Reduced supply chain risk Less opportunity for volume pricing
Better matched supply chain partners Additional set-up and management costs
Aligned competencies for each product Increased complexity
Better delivery times and higher quality
Increased flexibility and innovation

Diversify to minimize long-term risk

Although there is inherent risk in making a big change like adding a supplier, a diversified supply chain reduces your risk in the long term.

The grass just might be greener after all

Adding a new product line is the perfect chance to try working with another supply chain, especially if you haven’t been happy with your current team, or have been working with them for a long time. Who knows? If the new suppliers really impress you, it may make sense for you to bring all your business to the new supplier when your product reaches maturity.

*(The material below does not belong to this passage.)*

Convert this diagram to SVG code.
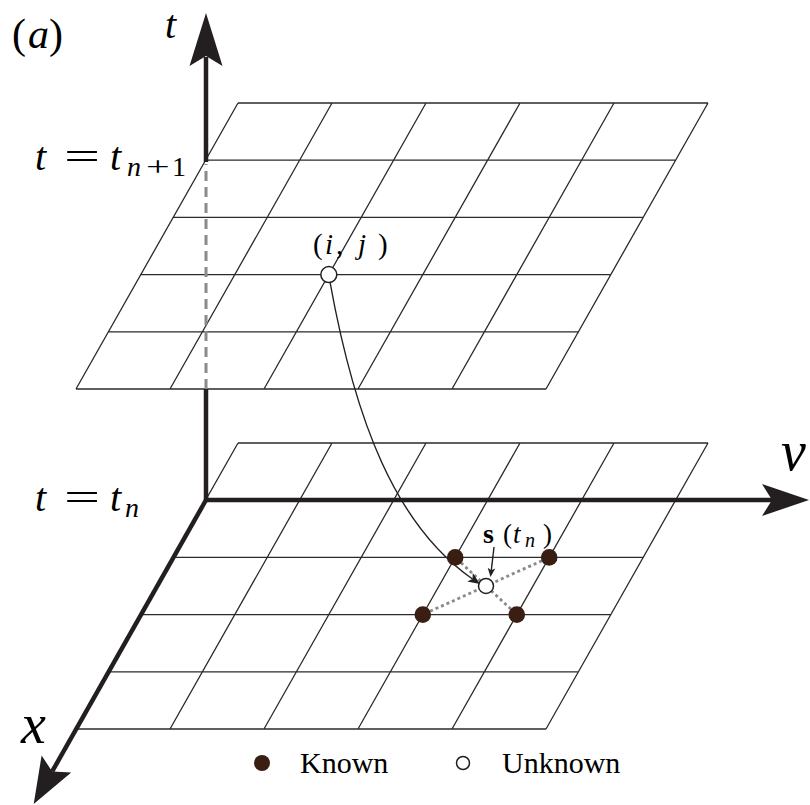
<svg xmlns="http://www.w3.org/2000/svg" width="810" height="805" viewBox="0 0 810 805">
<rect width="810" height="805" fill="#fff"/>
<g id="top-grid">
<path fill="none" stroke="#2b2b2b" stroke-width="1.3" d="M238 103H708M205.6 160.2H675.6M173.2 217.4H643.2M140.8 274.6H610.8M108.4 331.8H578.4M76 389H546M238 103L76 389M332 103L170 389M426 103L264 389M520 103L358 389M614 103L452 389M708 103L546 389"/>
</g>
<g id="bottom-grid">
<path fill="none" stroke="#2b2b2b" stroke-width="1.3" d="M238 443H708M205.6 500.2H675.6M173.2 557.4H643.2M140.8 614.6H610.8M108.4 671.8H578.4M76 729H546M238 443L76 729M332 443L170 729M426 443L264 729M520 443L358 729M614 443L452 729M708 443L546 729"/>
</g>
<g id="axes">
<path fill="none" stroke="#231f20" stroke-width="4.5" d="M206 500V389M206 162V57"/>
<path fill="none" stroke="#231f20" stroke-width="4.5" d="M206 500H772"/>
<path fill="none" stroke="#231f20" stroke-width="4.5" d="M206 500L52.2 771.4"/>
<path fill="none" stroke="#8a8a8a" stroke-width="3" stroke-dasharray="10 6" d="M206 389V164"/>
<polygon fill="#231f20" points="206,13 189.5,66 206,56 222.5,66"/>
<polygon fill="#231f20" points="809,500 762,484 772,500 762,516"/>
<polygon fill="#231f20" points="33.7,804 41.6,755.6 52.2,771.4 71.2,772.4"/>
</g>
<g id="connectors">
<path fill="none" stroke="#8a8a8a" stroke-width="2.8" stroke-dasharray="3 3" d="M461 562.8L480.5 580.9M541.9 560.7L492.8 582.9M430.1 611.3L479.2 589.1M510.9 609.1L491.5 591.1"/>
<path fill="none" stroke="#231f20" stroke-width="1.4" d="M330 282C355 420 395 525 472.5 579"/>
<polygon fill="#231f20" points="480,584 467.2,581.5 472.5,579 472.8,573.1"/>
<path fill="none" stroke="#231f20" stroke-width="1.4" d="M494 547L491.3 570.3"/>
<polygon fill="#231f20" points="490.5,577 487.7,567.7 491.3,570.3 495.3,568.5"/>
</g>
<g id="node-ij"><circle fill="#fff" stroke="#231f20" stroke-width="1.5" cx="328.8" cy="274.6" r="8"/></g>
<g id="node-unknown"><circle fill="#fff" stroke="#231f20" stroke-width="1.5" cx="486" cy="586" r="7.5"/></g>
<g id="node-known">
<circle fill="#3b1e12" cx="455.2" cy="557.4" r="8.3"/>
<circle fill="#3b1e12" cx="549.2" cy="557.4" r="8.3"/>
<circle fill="#3b1e12" cx="422.8" cy="614.6" r="8.3"/>
<circle fill="#3b1e12" cx="516.8" cy="614.6" r="8.3"/>
</g>
<g id="legend-marks">
<circle fill="#3b1e12" cx="262" cy="763" r="8"/>
<circle fill="#fff" stroke="#231f20" stroke-width="1.5" cx="463" cy="763" r="6.5"/>
</g>
<text x="12" y="48" font-size="42" font-family="Liberation Serif">(</text>
<text x="28" y="48" font-size="42" font-family="Liberation Serif" font-style="italic">a</text>
<text x="49" y="48" font-size="42" font-family="Liberation Serif">)</text>
<text x="165" y="38" font-size="40" font-family="Liberation Serif" font-style="italic">t</text>
<text x="35" y="170" font-size="40" font-family="Liberation Serif" font-style="italic">t</text>
<text font-size="40" font-family="Liberation Serif" transform="translate(64,170) scale(1.6,1)">=</text>
<text x="110" y="170" font-size="40" font-family="Liberation Serif" font-style="italic">t</text>
<text x="127" y="176" font-size="28" font-family="Liberation Serif" font-style="italic">n</text>
<text font-size="28" font-family="Liberation Serif" transform="translate(146,176) scale(1.5,1)">+</text>
<text x="172" y="176" font-size="28" font-family="Liberation Serif">1</text>
<text x="35" y="511" font-size="40" font-family="Liberation Serif" font-style="italic">t</text>
<text font-size="40" font-family="Liberation Serif" transform="translate(64,511) scale(1.6,1)">=</text>
<text x="110" y="511" font-size="40" font-family="Liberation Serif" font-style="italic">t</text>
<text x="125" y="517" font-size="28" font-family="Liberation Serif" font-style="italic">n</text>
<text x="781" y="470" font-size="56" font-family="Liberation Serif" font-style="italic">v</text>
<text x="21" y="743" font-size="56" font-family="Liberation Serif" font-style="italic">x</text>
<text x="313" y="254" font-size="29" font-family="Liberation Serif">(</text>
<text x="325" y="254" font-size="29" font-family="Liberation Serif" font-style="italic">i</text>
<text x="336" y="254" font-size="29" font-family="Liberation Serif">,</text>
<text x="358" y="254" font-size="29" font-family="Liberation Serif" font-style="italic">j</text>
<text x="378" y="254" font-size="29" font-family="Liberation Serif">)</text>
<text x="483" y="543" font-size="28" font-family="Liberation Serif" font-weight="bold">s</text>
<text x="503" y="543" font-size="27" font-family="Liberation Serif">(</text>
<text x="513" y="543" font-size="27" font-family="Liberation Serif" font-style="italic">t</text>
<text x="525" y="547" font-size="20" font-family="Liberation Serif" font-style="italic">n</text>
<text x="543" y="543" font-size="27" font-family="Liberation Serif">)</text>
<text x="300" y="773" font-size="30" font-family="Liberation Serif">Known</text>
<text x="502" y="773" font-size="30" font-family="Liberation Serif">Unknown</text>
</svg>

Choose the “best” to get the best results

The notion of “best” for each line implies obvious gains. Having suppliers whose competencies are matched with the needs of your product can lead to faster delivery, higher quality and lower cost—which in turn can lead to increased customer satisfaction and increased profits.

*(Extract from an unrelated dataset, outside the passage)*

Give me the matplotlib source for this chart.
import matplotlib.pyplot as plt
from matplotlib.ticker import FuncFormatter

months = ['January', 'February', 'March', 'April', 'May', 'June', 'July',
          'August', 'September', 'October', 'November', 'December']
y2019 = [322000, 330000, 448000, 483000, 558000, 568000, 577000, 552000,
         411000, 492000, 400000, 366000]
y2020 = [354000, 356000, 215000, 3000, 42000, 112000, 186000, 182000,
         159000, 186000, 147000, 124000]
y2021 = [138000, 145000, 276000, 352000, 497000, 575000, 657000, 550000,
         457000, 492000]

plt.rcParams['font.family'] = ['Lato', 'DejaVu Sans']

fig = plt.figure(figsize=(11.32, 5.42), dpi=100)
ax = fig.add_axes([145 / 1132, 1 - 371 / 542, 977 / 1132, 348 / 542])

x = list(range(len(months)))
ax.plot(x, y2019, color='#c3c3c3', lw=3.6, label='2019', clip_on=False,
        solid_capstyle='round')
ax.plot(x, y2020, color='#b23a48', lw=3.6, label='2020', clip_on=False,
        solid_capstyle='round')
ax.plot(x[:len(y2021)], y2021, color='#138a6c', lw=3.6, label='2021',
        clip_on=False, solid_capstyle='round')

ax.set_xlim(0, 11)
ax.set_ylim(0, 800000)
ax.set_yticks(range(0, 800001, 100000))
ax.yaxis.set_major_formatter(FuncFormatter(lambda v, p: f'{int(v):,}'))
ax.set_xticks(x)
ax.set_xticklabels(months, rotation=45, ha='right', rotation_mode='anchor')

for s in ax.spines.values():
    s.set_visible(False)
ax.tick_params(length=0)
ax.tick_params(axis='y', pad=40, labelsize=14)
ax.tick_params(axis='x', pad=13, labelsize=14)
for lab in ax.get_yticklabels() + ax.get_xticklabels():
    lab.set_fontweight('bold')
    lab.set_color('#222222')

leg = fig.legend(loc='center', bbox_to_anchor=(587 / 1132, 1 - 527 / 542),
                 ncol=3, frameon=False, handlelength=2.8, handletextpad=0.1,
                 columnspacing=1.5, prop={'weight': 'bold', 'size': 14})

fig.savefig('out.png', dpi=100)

Take the opportunity to innovate

The prototype and early production phases are a great time to shake things up. There are few times in your company lifecycle that you have the opportunity to really innovate, so make the most of them when they come. Even if you are happy with your current supplier, adding a new supply chain shakes things up, and allows you to flush out new ideas for your product and process. By sticking with one supplier, you miss the opportunity to find a new and better way to do things.

To recap:

You may want your current supply chain to manage your new product line if:

  • Your internal management team lacks the availability and competency to take on new supply chain partners
  • You have high-volume, low-complexity products that share similar tooling, raw materials, or assembly procedures
  • Your current supply chain partner can offer diverse solutions and has room to grow
  • You are confident in your ability to source back-ups if something happens to your current partner

Consider working with a new supply chain team to manage your new product line if:

  • The components and manufacturing processes of your new and current products line are very different
  • Your management team has the availability to take on additional responsibilities
  • You can’t afford a slip in quality
  • You’d like to reduce your overall supply chain risk
  • You don’t have strong relationships with your current supply chain partners

Tips for making it work

If you stick with your current supply chain partner through a new product introduction, it may make sense to use the new product as a bargaining chip for better terms, or as a way to demonstrate your faith in your partner and improve the relationship. Remember, happy supply chain partners do a better job, and ultimately create a higher level of customer satisfaction. If you stay with your current supply chain, think it through—don’t put all of your eggs in one basket just because it is the path of least resistance. When you have a positive relationship with your supply chain it’s easy to assume there’s nothing better out there, but it may be a worthwhile investment to perform your due diligence and explore the potential of a new supply chain. If you diversify, start small—the less you gamble, the less you can lose. Whenever you are dealing with new partners you should be careful about how quickly you invest. Put your toe in the water to see how it feels before you jump in. If you are planning to make the investment in a new supply chain, consider how many units will have to be sold to recover your sunk costs. Don’t rush into a new manufacturing environment without making sure there is potential to recover your upfront costs.  Keep your eyes open for the sales pitch—while a new supplier will make big promises to get your business, it’s important to bring the sales pitch down into cold hard facts.